Temos aqui outra razão para se ver os
filmes de Ford no cinema: ele não deseja que apreendamos seus ensinamentos de
forma individual, pois se cada um aprender o que quiser quer dizer que ninguém
aprendeu nada, mas que choremos na hora certa, soframos na hora certa,
gargalhemos na hora certa – Ford entende que, para seu projeto de cinema dar
certo, todos os espectadores do mundo deverão ter a mesma reação. E todos
precisarão tê-la como se fosse a reação mais natural, espontânea e simples do
mundo. E assim voltamos à experiência de Depois do Vendaval.
É claro que esta noção passa a ficar um
tanto mais difusa quando o próprio Ford entra em crise com sua própria visão de
mundo, ou seja, quando o sentimento de comunidade tão caro a ele começa a se
esvair, nas transformações do mundo, dos EUA e da velhice pessoal; e assim
explicamos essas obras dúbias e erradas, por mais perfeitas que sejam,
que surgem a partir de Rastros de Ódio, incluindo o próprio: Terra
Bruta, Sete Mulheres ou mesmo O Homem que Matou o Facínora.
Não é impossível que a descrença de Ford em seu projeto maior de cinema se
relacione com a própria ascensão da televisão.
Mas é só ver, ao mesmo tempo, O Aventureiro
do Pacífico, obra de uma falsa senilidade, feita quase como uma
brincadeira, para saber que o velho Ford ainda manteve suas velhas crenças
intactas, por mais que o mundo as impedisse. Na televisão, O Aventureiro do
Pacífico pode passar por um simples conto de Natal. No cinema, é a
afirmação grandiosa e ao mesmo tempo debochada de um projeto de vida.
Lembro-me também de Hitchcock, outro grande
nome recentemente visto no cinema, e marcado igualmente por essa “condução
perfeita do espectador”, mas me parece que existem nos dois algumas diferenças
essenciais, que talvez expliquem melhor o que tento definir aqui. Enquanto Ford buscava sempre no indivíduo a
experiência coletiva, aquilo que o unisse aos demais, Hitchcock, por sua vez,
procurava o que o separa, o que o conduz para dentro de si – seus medos,
anseios, sentimentos profundos. O antagonismo é claro: se Ford vê o cinema tal
qual uma igreja, Hitchcock o entende como uma prisão. Um ensina, outro coloca
em crise.
E há uma segunda diferença, talvez ainda
mais essencial: Hitchcock é um homem de cinema, Ford um homem do mundo.

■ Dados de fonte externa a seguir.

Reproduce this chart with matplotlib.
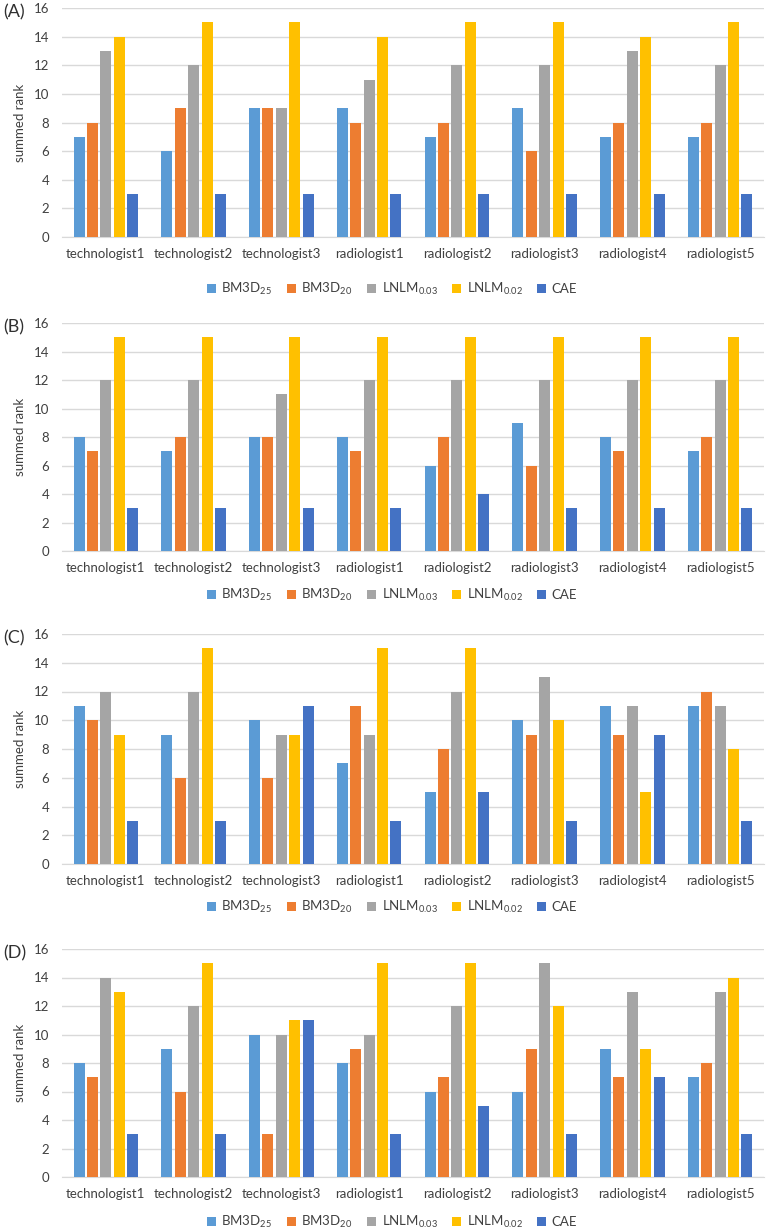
import matplotlib
matplotlib.use("Agg")
import matplotlib.pyplot as plt
import numpy as np

plt.rcParams['font.family'] = ['Lato', 'DejaVu Sans']

readers = ["technologist1", "technologist2", "technologist3", "radiologist1",
           "radiologist2", "radiologist3", "radiologist4", "radiologist5"]
methods = [r"BM3D$\mathregular{_{25}}$", r"BM3D$\mathregular{_{20}}$",
           r"LNLM$\mathregular{_{0.03}}$", r"LNLM$\mathregular{_{0.02}}$", "CAE"]
colors = ["#5B9BD5", "#ED7D31", "#A5A5A5", "#FFC000", "#4472C4"]
panels = ["(A)", "(B)", "(C)", "(D)"]

# summed rank per panel, one list per method
a_bm3d25 = [7, 6, 9, 9, 7, 9, 7, 7]
a_bm3d20 = [8, 9, 9, 8, 8, 6, 8, 8]
a_lnlm003 = [13, 12, 9, 11, 12, 12, 13, 12]
a_lnlm002 = [14, 15, 15, 14, 15, 15, 14, 15]
a_cae = [3, 3, 3, 3, 3, 3, 3, 3]

b_bm3d25 = [8, 7, 8, 8, 6, 9, 8, 7]
b_bm3d20 = [7, 8, 8, 7, 8, 6, 7, 8]
b_lnlm003 = [12, 12, 11, 12, 12, 12, 12, 12]
b_lnlm002 = [15, 15, 15, 15, 15, 15, 15, 15]
b_cae = [3, 3, 3, 3, 4, 3, 3, 3]

c_bm3d25 = [11, 9, 10, 7, 5, 10, 11, 11]
c_bm3d20 = [10, 6, 6, 11, 8, 9, 9, 12]
c_lnlm003 = [12, 12, 9, 9, 12, 13, 11, 11]
c_lnlm002 = [9, 15, 9, 15, 15, 10, 5, 8]
c_cae = [3, 3, 11, 3, 5, 3, 9, 3]

d_bm3d25 = [8, 9, 10, 8, 6, 6, 9, 7]
d_bm3d20 = [7, 6, 3, 9, 7, 9, 7, 8]
d_lnlm003 = [14, 12, 10, 10, 12, 15, 13, 13]
d_lnlm002 = [13, 15, 11, 15, 15, 12, 9, 14]
d_cae = [3, 3, 11, 3, 5, 3, 7, 3]

data = [
    [a_bm3d25, a_bm3d20, a_lnlm003, a_lnlm002, a_cae],
    [b_bm3d25, b_bm3d20, b_lnlm003, b_lnlm002, b_cae],
    [c_bm3d25, c_bm3d20, c_lnlm003, c_lnlm002, c_cae],
    [d_bm3d25, d_bm3d20, d_lnlm003, d_lnlm002, d_cae],
]

W, H = 767, 1231
fig = plt.figure(figsize=(W / 100, H / 100), dpi=100)

# pixel rows: top (value 16), bottom (value 0), legend centre
tops = [8, 323, 634, 949]
bottoms = [237, 551, 864, 1177]
legend_y = [289, 595, 907, 1222]
left, right = 62, 764

x = np.arange(len(readers))
pitch = 0.153
width = 0.125

for i in range(4):
    ax = fig.add_axes([left / W, 1 - bottoms[i] / H, (right - left) / W,
                       (bottoms[i] - tops[i]) / H])
    for j in range(5):
        ax.bar(x + (j - 2) * pitch, data[i][j], width, color=colors[j],
               label=methods[j], zorder=3)
    ax.set_xlim(-0.5, 7.5)
    ax.set_ylim(0, 16)
    ax.set_yticks(range(0, 17, 2))
    ax.set_xticks(x)
    ax.set_xticklabels(readers)
    ax.tick_params(axis='both', length=0, labelsize=9.5, colors="#404040")
    ax.tick_params(axis='x', pad=8)
    ax.tick_params(axis='y', pad=9)
    ax.grid(axis='y', color="#D9D9D9", linewidth=1, zorder=0)
    for s in ["top", "right", "left"]:
        ax.spines[s].set_visible(False)
    ax.spines["bottom"].set_color("#D9D9D9")
    ax.set_ylabel("summed rank", fontsize=9.5, color="#404040", labelpad=6)
    fig.text(3 / W, 1 - (tops[i] + 4) / H, panels[i], fontsize=13,
             va='center', ha='left', color="#303030")
    fig.legend(*ax.get_legend_handles_labels(), loc='center',
               bbox_to_anchor=(392 / W, 1 - legend_y[i] / H), ncol=5,
               frameon=False, fontsize=9.5, handlelength=0.7,
               handleheight=0.7, handletextpad=0.4, columnspacing=1.1,
               labelcolor="#404040")

fig.savefig("out.png", dpi=100)
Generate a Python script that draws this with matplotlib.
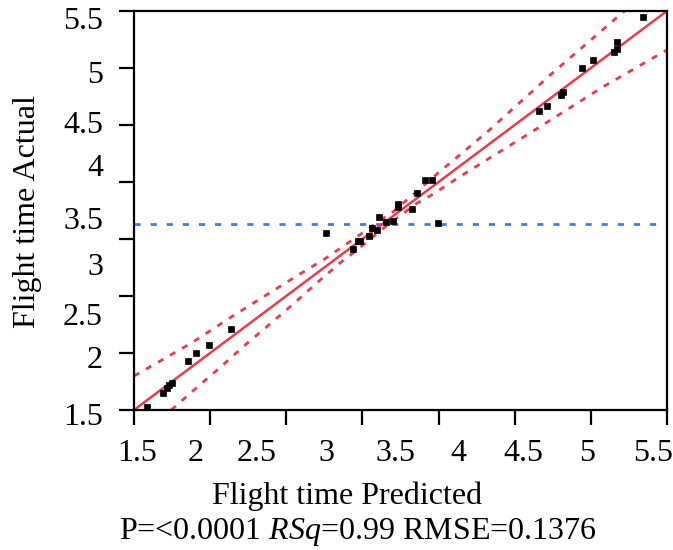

Pois a problemática do cinema de Hitch
começa por “como posso atingir novamente as profundezas do espectador” e responde-se
com “trazendo algo que ele nunca antes assistiu”. As back projections e
a trilha sonora noise de Os Pássaros, os efeitos óticos de Um Corpo que
Cai, a construção narrativa inusitada de Psicose, os quadros dentro
do quadro de Janela Indiscreta, para ficar apenas em exemplos
ultra-conhecidos, são sempre desafios cinematográficos, muitos deles
absolutamente geniais, que se renovam e evoluem filme a filme. Como um cineasta
clássico, no entanto, todos os estudos de linguagem tinham um objetivo muito
claro: desarmar o espectador comum, atingi-lo sem chance de defesa. Mas, se o
mecanismo de defesa do espectador hoje é outro, a obra de Hitchcock
inegavelmente sente com isso a distância do tempo. Parece-me indiscutível
que, se o velho safado estivesse vivo, iria gostar de refilmar seus filmes um a
um, plano a plano – e não é isso, de certa forma, que Gus Van Sant faz em seu Psicose?
Mas onde fica a linguagem do cinema para
Ford? Sim, ele certamente a dominava como poucos. Sim, ele certamente tinha um
estilo visual específico, que muitos tentaram imitar e ninguém conseguiu. Sim,
os filmes se diferem muito entre si. Por fim, sim, é inegável em todos eles a
presença de construções visuais criativas e inesperadas. Mas, sinceramente,
para o diretor isso pouco importava. O que importava era essencialmente filmar
aquelas comunidades, aqueles territórios, suas histórias, conflitos, dramas e
resoluções. E, principalmente, filmá-los da forma certa, talvez a única
forma certa possível. E por serem tão certos, seus filmes permanecem
assim, quase incólumes ao tempo, até hoje. Não permitem mudanças – sua
forma é eterna.
Não é por acaso que um dos diretores citados
era um aficcionado por storyboards, enquanto outro, mesmo com o filme
inteiro na cabeça, se recusava a sequer fazer uma decupagem. Hitchcock filmava
como quem filma um filme; John Ford filmava como quem anda a cavalo.
É claro que não quero dizer aqui que não
valha a pena se assistir a John Ford na televisão. A mostra acabou há meses,
muitos não puderam ir, sabe-se lá quando os filmes dele estarão disponíveis
novamente no Brasil. Não importa o suporte, ele será sempre um dos grandes
nomes da história do cinema.
Mas, por mais que esse texto tenha em seu
cerne um espírito apaixonado e parcial, me parece um fato concreto que, para
certa história do cinema, estar fora do próprio cinema é cortar uma parte de
tal história. Como o Juiz Priest de Will Rogers ou Charles Winninger, é viver sem
sua dose diária de álcool, sua tão amada mint julep; é poder apreciar o
mundo em toda sua beleza, mas sem reanimar seu coração.